By Taylor Schulte, AdviceIQ (TNS)
This time of year presents a great opportunity to slow down and look at the financial progress you’ve made in 2015.
How are you tracking against goals you set in January, and do you have an opportunity to save more, give to a cause, or reduce this year’s taxes?
Here are a few tips for doing a proper mid-year review:
— Review 401(k) contributions. The limit on what you can kick into your workplace retirement plan increased to $18,000 this year ($24,000 if you’re older than 50). Look at your year-to-date numbers to make sure you remain on track to maximize contributions. In addition to helping increase your account balance, maxing out contributions can also reduce your taxable income.
— Boost savings. With less than half a year to go, review your current savings and consider boosting your recurring contribution even a small amount. And true, while summer can drain your finances, challenge yourself to spend less and save more.

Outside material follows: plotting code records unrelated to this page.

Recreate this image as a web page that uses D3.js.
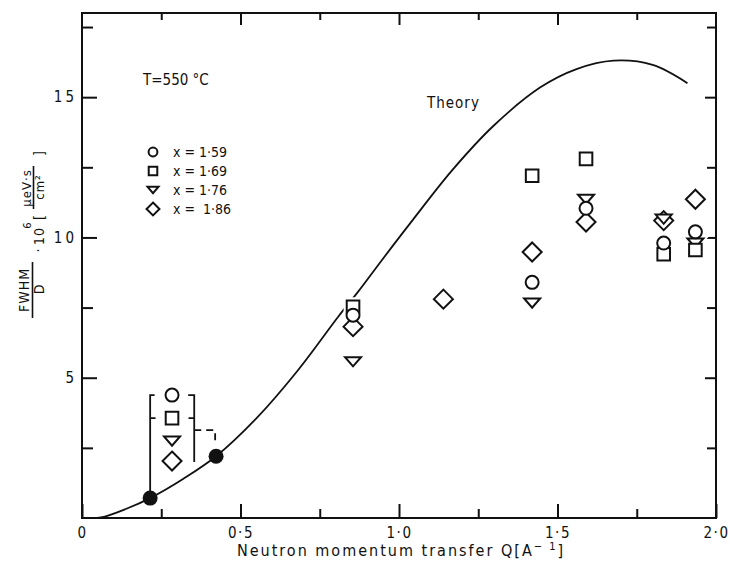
<!DOCTYPE html>
<html>
<head>
<meta charset="utf-8">
<script src="https://cdn.jsdelivr.net/npm/d3@7"></script>
<style>
  body { margin: 0; background: #fff; }
  svg text { font-family: "DejaVu Sans Condensed", "DejaVu Sans", sans-serif; fill: #111; }
</style>
</head>
<body>
<svg id="chart" width="730" height="565"></svg>
<script>
// Reference data (T = 550 C)
var seriesNames = ["x = 1\u00b759", "x = 1\u00b769", "x = 1\u00b776", "x =  1\u00b786"];
var seriesShapes = ["circle", "square", "triangle", "diamond"];

var q159 = [0.284, 0.855, 1.42, 1.59, 1.835, 1.935];
var v159 = [4.38, 7.23, 8.4, 11.04, 9.8, 10.2];
var q169 = [0.284, 0.855, 1.42, 1.59, 1.835, 1.935];
var v169 = [3.56, 7.53, 12.2, 12.8, 9.4, 9.55];
var q176 = [0.284, 0.855, 1.42, 1.59, 1.835, 1.935];
var v176 = [2.74, 5.57, 7.66, 11.36, 10.65, 9.8];
var q186 = [0.284, 0.855, 1.14, 1.42, 1.59, 1.835, 1.935];
var v186 = [2.03, 6.82, 7.8, 9.48, 10.55, 10.6, 11.36];

// filled points on the theory curve
var qFilled = [0.215, 0.423];
var vFilled = [0.71, 2.2];

// theory curve
var qTheory = [0.02, 0.06, 0.14, 0.215, 0.32, 0.423, 0.55, 0.68, 0.81, 0.87, 0.95, 1.035, 1.168, 1.3, 1.446, 1.56, 1.677, 1.8, 1.91];
var vTheory = [0.0, 0.02, 0.33, 0.71, 1.4, 2.2, 3.55, 5.25, 7.2, 8.05, 9.25, 10.5, 12.4, 14.0, 15.35, 16.0, 16.3, 16.15, 15.5];

// axis ticks
var xMajor = [0, 0.5, 1.0, 1.5, 2.0];
var xMajorLabels = ["0", "0\u00b75", "1\u00b70", "1\u00b75", "2\u00b70"];
var xMinor = [0.25, 0.75, 1.25, 1.75];
var yMajor = [5, 10, 15];
var yMinor = [2.5, 7.5, 12.5, 17.5];

var plotLeft = 82, plotRight = 716, plotTop = 13, plotBottom = 518;

var svg = d3.select("#chart");

var x = d3.scaleLinear().domain([0, 2]).range([plotLeft, plotRight]);
var y = d3.scaleLinear().domain([0, 18]).range([plotBottom, plotTop]);

// marker shapes (pixel sizes)
function shapePath(kind, s) {
    s = s || 1;
    if (kind === "circle") {
        var r = 6.5 * s;
        return "M" + r + ",0A" + r + "," + r + " 0 1,1 " + (-r) + ",0A" + r + "," + r + " 0 1,1 " + r + ",0Z";
    }
    if (kind === "square") {
        var h = 6.3 * s;
        return "M" + (-h) + "," + (-h) + "H" + h + "V" + h + "H" + (-h) + "Z";
    }
    if (kind === "triangle") {
        var w = 8 * s, t = 4.6 * s;
        return "M" + (-w) + "," + (-t) + "H" + w + "L0," + t + "Z";
    }
    var d = 9.5 * s;
    return "M0," + (-d) + "L" + d + ",0L0," + d + "L" + (-d) + ",0Z";
}

// frame
svg.append("rect")
    .attr("x", plotLeft).attr("y", plotTop)
    .attr("width", plotRight - plotLeft).attr("height", plotBottom - plotTop)
    .attr("fill", "none").attr("stroke", "#111").attr("stroke-width", 2);

function styleAxis(g) {
    g.select(".domain").remove();
    g.selectAll(".tick line").attr("stroke", "#111").attr("stroke-width", 2);
    g.selectAll(".tick text").style("font-size", "15px").style("letter-spacing", "1.5px").attr("fill", "#111");
}

// bottom axis
svg.append("g").attr("transform", "translate(0," + plotBottom + ")")
    .call(d3.axisBottom(x).tickValues(xMajor).tickSize(-14).tickPadding(9)
        .tickFormat(function (d, i) { return xMajorLabels[i]; }))
    .call(styleAxis);
svg.append("g").attr("transform", "translate(0," + plotBottom + ")")
    .call(d3.axisBottom(x).tickValues(xMinor).tickSize(-9).tickFormat(""))
    .call(styleAxis);

// top axis
svg.append("g").attr("transform", "translate(0," + plotTop + ")")
    .call(d3.axisTop(x).tickValues(xMajor.slice(1, 4)).tickSize(-12).tickFormat(""))
    .call(styleAxis);
svg.append("g").attr("transform", "translate(0," + plotTop + ")")
    .call(d3.axisTop(x).tickValues(xMinor).tickSize(-7).tickFormat(""))
    .call(styleAxis);

// left axis
svg.append("g").attr("transform", "translate(" + plotLeft + ",0)")
    .call(d3.axisLeft(y).tickValues(yMajor).tickSize(-15).tickPadding(5))
    .call(styleAxis)
    .call(function (g) { g.selectAll(".tick text").style("letter-spacing", "3px"); });
svg.append("g").attr("transform", "translate(" + plotLeft + ",0)")
    .call(d3.axisLeft(y).tickValues(yMinor).tickSize(-11).tickFormat(""))
    .call(styleAxis);

// right axis
svg.append("g").attr("transform", "translate(" + plotRight + ",0)")
    .call(d3.axisRight(y).tickValues(yMajor).tickSize(-11).tickFormat(""))
    .call(styleAxis);
svg.append("g").attr("transform", "translate(" + plotRight + ",0)")
    .call(d3.axisRight(y).tickValues(yMinor).tickSize(-9).tickFormat(""))
    .call(styleAxis);

// x axis title
var xt = svg.append("text")
    .attr("x", (plotLeft + plotRight) / 2 + 2).attr("y", 556)
    .attr("text-anchor", "middle")
    .style("font-size", "16px")
    .style("letter-spacing", "2px");
xt.append("tspan").text("Neutron momentum transfer Q[A");
xt.append("tspan").attr("dy", -6).style("font-size", "11px").text("\u2212 1");
xt.append("tspan").attr("dy", 6).text("]");

// y axis title, built as two stacked fractions
var yl = svg.append("g").attr("transform", "rotate(-90)");
function ylText(str, sx, sy, size) {
    return yl.append("text")
        .attr("x", -sy).attr("y", sx)
        .attr("text-anchor", "middle")
        .style("font-size", size + "px")
        .style("letter-spacing", "1px")
        .text(str);
}
ylText("FWHM", 29, 290, 14);
yl.append("line").attr("x1", -318).attr("x2", -262).attr("y1", 32.5).attr("y2", 32.5)
    .attr("stroke", "#111").attr("stroke-width", 1.6);
ylText("D", 44, 289, 14);
ylText("\u00b7", 43, 250, 14);
ylText("10", 44, 236, 14);
ylText("6", 31, 225, 11);
ylText("[", 44, 217, 14);
ylText("\u03bceV\u00b7s", 31, 188, 13);
yl.append("line").attr("x1", -209).attr("x2", -166).attr("y1", 33.5).attr("y2", 33.5)
    .attr("stroke", "#111").attr("stroke-width", 1.6);
ylText("cm\u00b2", 44, 187, 13);
ylText("]", 44, 153, 14);

// annotations
svg.append("text").attr("x", 143).attr("y", 85)
    .style("font-size", "15px").text("T=550 \u00b0C");
svg.append("text").attr("x", 427).attr("y", 108)
    .style("font-size", "15px").style("letter-spacing", "1px").text("Theory");

// theory curve
var line = d3.line()
    .x(function (d) { return x(d[0]); })
    .y(function (d) { return y(d[1]); })
    .curve(d3.curveCatmullRom);
svg.append("path")
    .datum(qTheory.map(function (q, i) { return [q, vTheory[i]]; }))
    .attr("d", line)
    .attr("fill", "none").attr("stroke", "#111").attr("stroke-width", 1.8);

// brackets grouping the low-Q points
var bl = svg.append("g").attr("fill", "none").attr("stroke", "#111").attr("stroke-width", 1.8);
bl.append("path").attr("d",
    "M" + x(0.229) + "," + y(4.38) + "H" + x(0.215) + "V" + y(vFilled[0]) +
    "M" + x(0.215) + "," + y(3.56) + "H" + x(0.232));
bl.append("path").attr("d",
    "M" + x(0.335) + "," + y(4.38) + "H" + x(0.354) + "V" + y(2.0) +
    "M" + x(0.336) + "," + y(3.56) + "H" + x(0.354));
bl.append("path").attr("d",
    "M" + x(0.354) + "," + y(3.13) + "H" + x(0.42) + "V" + y(2.7))
    .attr("stroke-dasharray", "7,5");

// data markers
var allSeries = [
    { q: q186, v: v186, shape: "diamond" },
    { q: q176, v: v176, shape: "triangle" },
    { q: q169, v: v169, shape: "square" },
    { q: q159, v: v159, shape: "circle" }
];
allSeries.forEach(function (s) {
    svg.append("g").selectAll("path")
        .data(s.q.map(function (q, i) { return [q, s.v[i]]; }))
        .enter().append("path")
        .attr("transform", function (d) { return "translate(" + x(d[0]) + "," + y(d[1]) + ")"; })
        .attr("d", shapePath(s.shape, 1.1))
        .attr("fill", "#fff").attr("stroke", "#fff").attr("stroke-width", 5);
});
allSeries.forEach(function (s) {
    svg.append("g").selectAll("path")
        .data(s.q.map(function (q, i) { return [q, s.v[i]]; }))
        .enter().append("path")
        .attr("transform", function (d) { return "translate(" + x(d[0]) + "," + y(d[1]) + ")"; })
        .attr("d", shapePath(s.shape))
        .attr("fill", "#fff").attr("stroke", "#111").attr("stroke-width", 2);
});

// filled circles
svg.append("g").selectAll("circle")
    .data(qFilled.map(function (q, i) { return [q, vFilled[i]]; }))
    .enter().append("circle")
    .attr("cx", function (d) { return x(d[0]); })
    .attr("cy", function (d) { return y(d[1]); })
    .attr("r", 7.5).attr("fill", "#111");

// legend
var legend = svg.append("g").selectAll("g")
    .data(seriesNames)
    .enter().append("g")
    .attr("transform", function (d, i) { return "translate(153," + (152 + i * 19) + ")"; });
legend.append("path")
    .attr("d", function (d, i) { return shapePath(seriesShapes[i], 0.68); })
    .attr("fill", "#fff").attr("stroke", "#111").attr("stroke-width", 2);
legend.append("text")
    .attr("x", 20).attr("y", 5)
    .style("font-size", "14px")
    .style("white-space", "pre")
    .text(function (d) { return d; });
</script>
</body>
</html>
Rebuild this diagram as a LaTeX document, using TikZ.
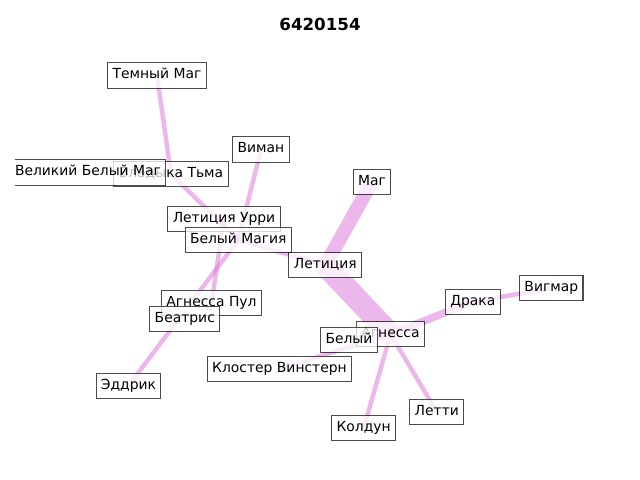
\documentclass[tikz,border=0pt]{standalone}
\usepackage{fontspec}
\setmainfont{DejaVu Sans}
\usetikzlibrary{backgrounds}
\definecolor{edgeviolet}{RGB}{218,112,214}

\begin{document}
\begin{tikzpicture}[x=0.72pt,y=-0.72pt,
    lbl/.style={rectangle,draw=black,fill=white,line width=0.75pt,draw opacity=0.7,fill opacity=0.75,
      text opacity=1,inner xsep=3.5pt,inner ysep=4.2pt,text height=7.3pt,text depth=2.4pt,
      font=\fontsize{10}{12}\selectfont},
    lnk/.style={draw=edgeviolet,draw opacity=0.5,line width=3.2pt}]
  \useasboundingbox (0,0) rectangle (640,480);
  % Title
  \node[font=\fontsize{12}{14}\selectfont\bfseries] (title) at (320,24) {6420154};
  % Labels
  \node[lbl] (tmag) at (157,75.5) {Темный Маг};
  \node[lbl] (vladyka) at (171,174) {Владыка Тьма};
  \begin{scope}
    \clip (15,0) rectangle (640,480);
    \node[lbl] (velikiy) at (88,172.5) {Великий Белый Маг};
  \end{scope}
  \node[lbl] (viman) at (261,149.5) {Виман};
  \node[lbl] (leturri) at (224,218.7) {Летиция Урри};
  \node[lbl] (belmag) at (238.3,239.8) {Белый Магия};
  \node[lbl] (mag) at (372,181.7) {Маг};
  \node[lbl] (leticiya) at (325.3,265.3) {Летиция};
  \node[lbl] (agpul) at (211.5,303) {Агнесса Пул};
  \node[lbl] (beatris) at (184.8,318.7) {Беатрис};
  \node[lbl] (eddrik) at (128.5,385.8) {Эддрик};
  \node[lbl] (agnessa) at (390.5,334.2) {Агнесса};
  \node[lbl] (belyy) at (349,339.8) {Белый};
  \node[lbl] (kloster) at (279.5,368.8) {Клостер Винстерн};
  \node[lbl] (draka) at (472.8,301.8) {Драка};
  \node[lbl] (vigmar) at (551.3,288.3) {Вигмар};
  \node[lbl] (koldun) at (363.7,428.3) {Колдун};
  \node[lbl] (letti) at (436.8,411.7) {Летти};
  % Edges
  \begin{scope}[on background layer]
    \draw[lnk] (tmag.center) -- (vladyka.center);
    \draw[lnk] (vladyka.center) -- (belmag.center);
    \draw[lnk] (viman.center) -- (belmag.center);
    \draw[lnk] (belmag.center) -- (leticiya.center);
    \draw[lnk] (belmag.center) -- (eddrik.center);
    \draw[lnk] (leturri.center) -- (agpul.center);
    \draw[lnk,line width=10pt] (mag.center) -- (leticiya.center);
    \draw[lnk,line width=16pt] (leticiya.center) -- (agnessa.center);
    \draw[lnk,line width=5.5pt] (agnessa.center) -- (draka.center);
    \draw[lnk] (draka.center) -- (vigmar.center);
    \draw[lnk] (agnessa.center) -- (kloster.center);
    \draw[lnk] (agnessa.center) -- (koldun.center);
    \draw[lnk] (agnessa.center) -- (letti.center);
  \end{scope}
\end{tikzpicture}
\end{document}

— Cut more fees. Maybe you already examined all your pesky credit card and bank fees earlier this year. But banks change rules often, and you may learn that you now shell out for a new or hidden fee on something that was previously free. Every fee you pay means less money in your pocket.
— Remember taxes. The next filing date for most of us is still months off, so we aren’t quite ready to talk in detail about taxes. But you should still put yourself in the best possible financial position now for when the day comes.
Get (or remain) in touch with your accountant to discuss your 2015 estimate. You still have plenty of time left in the year to mitigate tax consequences.
— Give to others. Speaking of what you owe the government, charitable giving is a great way to minimize taxes and contribute to your favorite cause. Americans gave a total of $358 billion to charity last year, up more than 7 percent from 2013, according to National Philanthropic Trust. You may also want to check with your employer about a program for matching donations.
— Get to know your investments again. While I am a big proponent of the buy-and-hold strategy and letting investments be, now may be a good time to keenly re-examine your portfolio with an eye to determining your appetite for risk.
How much risk do you need to take to reach your financial goals? You might find out that although you can tolerate — even enjoy — intense risk, you don’t need to take it.
Even if you’re not completely on track today, there’s still plenty of 2015 left to focus on financial goals.